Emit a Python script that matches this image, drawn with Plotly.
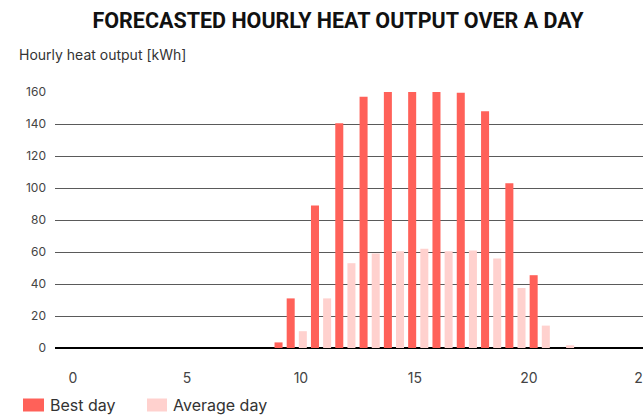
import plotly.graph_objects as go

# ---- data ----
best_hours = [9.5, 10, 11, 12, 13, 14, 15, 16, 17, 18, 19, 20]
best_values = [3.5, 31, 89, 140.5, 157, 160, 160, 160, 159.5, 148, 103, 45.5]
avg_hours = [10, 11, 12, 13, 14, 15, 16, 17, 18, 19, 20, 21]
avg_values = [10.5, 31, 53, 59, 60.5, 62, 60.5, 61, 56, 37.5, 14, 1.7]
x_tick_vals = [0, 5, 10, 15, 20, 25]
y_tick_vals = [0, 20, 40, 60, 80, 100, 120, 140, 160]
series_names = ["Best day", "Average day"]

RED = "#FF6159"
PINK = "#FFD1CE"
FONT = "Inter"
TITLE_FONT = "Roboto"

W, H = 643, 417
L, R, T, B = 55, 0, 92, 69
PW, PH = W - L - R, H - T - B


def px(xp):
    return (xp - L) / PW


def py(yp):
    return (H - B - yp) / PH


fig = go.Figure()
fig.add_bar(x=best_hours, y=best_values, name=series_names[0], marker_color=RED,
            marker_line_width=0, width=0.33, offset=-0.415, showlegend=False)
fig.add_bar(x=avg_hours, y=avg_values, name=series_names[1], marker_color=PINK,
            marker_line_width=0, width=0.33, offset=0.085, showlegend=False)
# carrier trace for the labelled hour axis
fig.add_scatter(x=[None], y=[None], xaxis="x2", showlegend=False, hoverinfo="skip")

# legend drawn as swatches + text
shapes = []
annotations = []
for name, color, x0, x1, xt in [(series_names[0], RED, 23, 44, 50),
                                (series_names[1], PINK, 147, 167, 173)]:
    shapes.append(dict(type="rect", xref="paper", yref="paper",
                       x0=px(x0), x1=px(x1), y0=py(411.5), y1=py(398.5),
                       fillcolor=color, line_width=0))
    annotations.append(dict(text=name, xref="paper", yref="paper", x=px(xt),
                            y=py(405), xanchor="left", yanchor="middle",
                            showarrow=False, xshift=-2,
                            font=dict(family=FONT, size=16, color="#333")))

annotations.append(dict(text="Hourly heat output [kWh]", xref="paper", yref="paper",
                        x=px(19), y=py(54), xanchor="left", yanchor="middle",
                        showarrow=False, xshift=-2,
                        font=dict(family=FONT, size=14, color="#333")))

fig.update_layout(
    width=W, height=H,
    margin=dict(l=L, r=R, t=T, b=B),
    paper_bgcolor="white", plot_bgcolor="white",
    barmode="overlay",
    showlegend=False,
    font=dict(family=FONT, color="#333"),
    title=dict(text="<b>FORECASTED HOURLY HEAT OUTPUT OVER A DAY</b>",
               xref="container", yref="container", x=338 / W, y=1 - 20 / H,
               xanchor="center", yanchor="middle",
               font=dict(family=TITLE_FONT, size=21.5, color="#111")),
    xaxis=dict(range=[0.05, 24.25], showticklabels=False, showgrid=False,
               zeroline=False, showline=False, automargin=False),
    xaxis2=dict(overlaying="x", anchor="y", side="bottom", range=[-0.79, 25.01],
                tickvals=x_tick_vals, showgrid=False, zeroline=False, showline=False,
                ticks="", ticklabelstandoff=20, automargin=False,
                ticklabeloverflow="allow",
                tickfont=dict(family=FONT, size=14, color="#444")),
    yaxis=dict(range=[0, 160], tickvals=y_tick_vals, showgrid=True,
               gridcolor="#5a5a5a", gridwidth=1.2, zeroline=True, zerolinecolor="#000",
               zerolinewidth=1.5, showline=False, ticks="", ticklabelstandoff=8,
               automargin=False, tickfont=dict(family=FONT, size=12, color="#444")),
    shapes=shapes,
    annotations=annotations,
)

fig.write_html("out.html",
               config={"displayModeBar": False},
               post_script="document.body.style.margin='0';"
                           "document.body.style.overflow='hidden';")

◇ ◇ ◇

EXERCISE INSTRUCTIONS:
Read the lines above. Gather those in which the string "drawn" is found.

WRITTEN REPLY:
Emit a Python script that matches this image, drawn with Plotly.
# legend drawn as swatches + text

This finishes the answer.